[Gluster-users] Distributed-replicated vs striped-replicated.. some basic questions

Tue Aug 26 14:46:21 UTC 2014

We have a situation where 

- write performance is important
- median file size is more than 1GB

1. Is striping is the way to go for this data... to get better write-speed?

Currently I have a 2x2 distributed replicated volume, which, for a single file, has 2x read performance, but around 1x performance for writes.

2. In this scenario, would a "distributed 2x replicated 4x striped" volume would be the fastest performance that still allows a single-node failure, and the ability to easily add new nodes?   What would striping without distributing do?

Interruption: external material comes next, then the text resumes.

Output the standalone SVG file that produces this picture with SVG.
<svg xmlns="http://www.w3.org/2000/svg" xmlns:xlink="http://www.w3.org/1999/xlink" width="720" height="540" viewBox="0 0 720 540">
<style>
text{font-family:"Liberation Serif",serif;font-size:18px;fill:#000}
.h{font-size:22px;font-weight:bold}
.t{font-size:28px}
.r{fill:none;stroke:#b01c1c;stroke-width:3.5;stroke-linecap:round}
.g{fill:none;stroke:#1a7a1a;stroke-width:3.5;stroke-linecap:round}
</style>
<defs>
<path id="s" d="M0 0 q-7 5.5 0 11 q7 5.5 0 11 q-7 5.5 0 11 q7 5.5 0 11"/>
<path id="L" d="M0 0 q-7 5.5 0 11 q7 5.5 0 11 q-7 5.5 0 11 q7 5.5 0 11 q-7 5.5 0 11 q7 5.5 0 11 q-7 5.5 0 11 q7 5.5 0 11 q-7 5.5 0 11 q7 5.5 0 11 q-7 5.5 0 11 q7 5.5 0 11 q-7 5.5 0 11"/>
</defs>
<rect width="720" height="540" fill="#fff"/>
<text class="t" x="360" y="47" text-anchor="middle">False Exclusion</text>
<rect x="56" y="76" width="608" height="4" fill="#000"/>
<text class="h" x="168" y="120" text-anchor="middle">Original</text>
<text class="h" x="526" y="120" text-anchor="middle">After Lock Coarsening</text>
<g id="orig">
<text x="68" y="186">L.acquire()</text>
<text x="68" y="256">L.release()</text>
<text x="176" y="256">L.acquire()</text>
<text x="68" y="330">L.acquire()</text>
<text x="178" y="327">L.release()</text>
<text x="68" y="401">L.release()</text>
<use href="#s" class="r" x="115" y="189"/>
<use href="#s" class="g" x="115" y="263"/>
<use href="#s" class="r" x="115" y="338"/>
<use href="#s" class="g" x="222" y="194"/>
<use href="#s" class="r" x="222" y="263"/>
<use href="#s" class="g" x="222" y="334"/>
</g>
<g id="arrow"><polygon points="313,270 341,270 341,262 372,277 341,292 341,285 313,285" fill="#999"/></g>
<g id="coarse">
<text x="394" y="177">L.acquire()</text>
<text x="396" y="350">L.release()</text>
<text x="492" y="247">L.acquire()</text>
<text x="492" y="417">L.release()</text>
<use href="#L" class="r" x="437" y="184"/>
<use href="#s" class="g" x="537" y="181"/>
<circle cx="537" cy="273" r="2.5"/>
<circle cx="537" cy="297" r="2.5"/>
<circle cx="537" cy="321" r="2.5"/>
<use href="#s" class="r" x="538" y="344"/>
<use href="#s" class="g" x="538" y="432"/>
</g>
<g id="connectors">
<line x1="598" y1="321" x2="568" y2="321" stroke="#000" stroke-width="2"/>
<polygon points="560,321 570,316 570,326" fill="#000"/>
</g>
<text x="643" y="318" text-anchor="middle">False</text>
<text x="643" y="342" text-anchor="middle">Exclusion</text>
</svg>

3. Is this still "beta" code?   Should I avoid it until the feature is stable?   

4. Is erasure coding ever going to be on the table for a production release (eliminating the need for replicas in striped storage)?

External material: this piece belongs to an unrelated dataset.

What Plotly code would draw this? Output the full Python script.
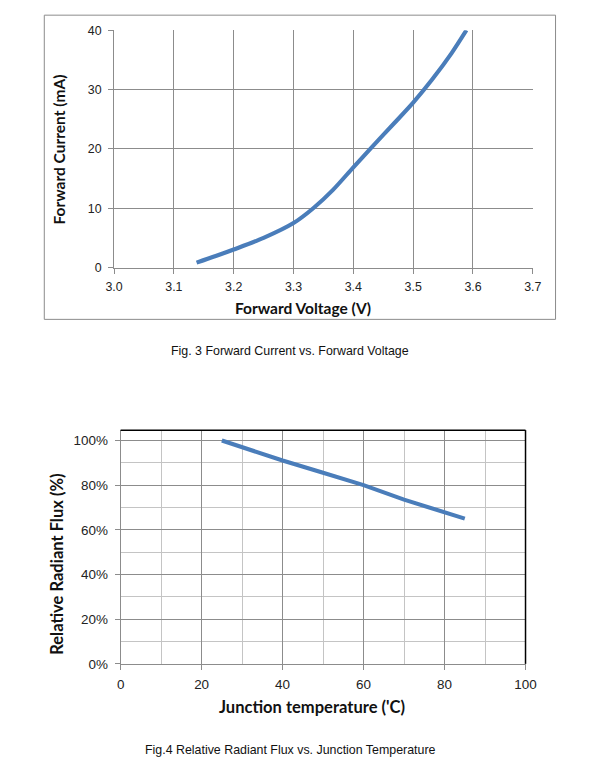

5. Is there such thing as a gluster "meta-volume" ... which combines multiple gluster volumes into a single one... and allows the automatic moving of directories and/or files into faster/slower volumes based on frequency and types of use?   

I can imagine a nice, easily programmable ruleset:

Directories with lots of small files... marked as  distributed/replicated.  Giant files that get read very frequently?  Striped for sure.  If there's a known file-name or regex that will always be a huge write?  Mark it as striped.   Files that are hardly ever touched?   Move them to the slow storage... etc.   I imagine something like this has already been done by someone.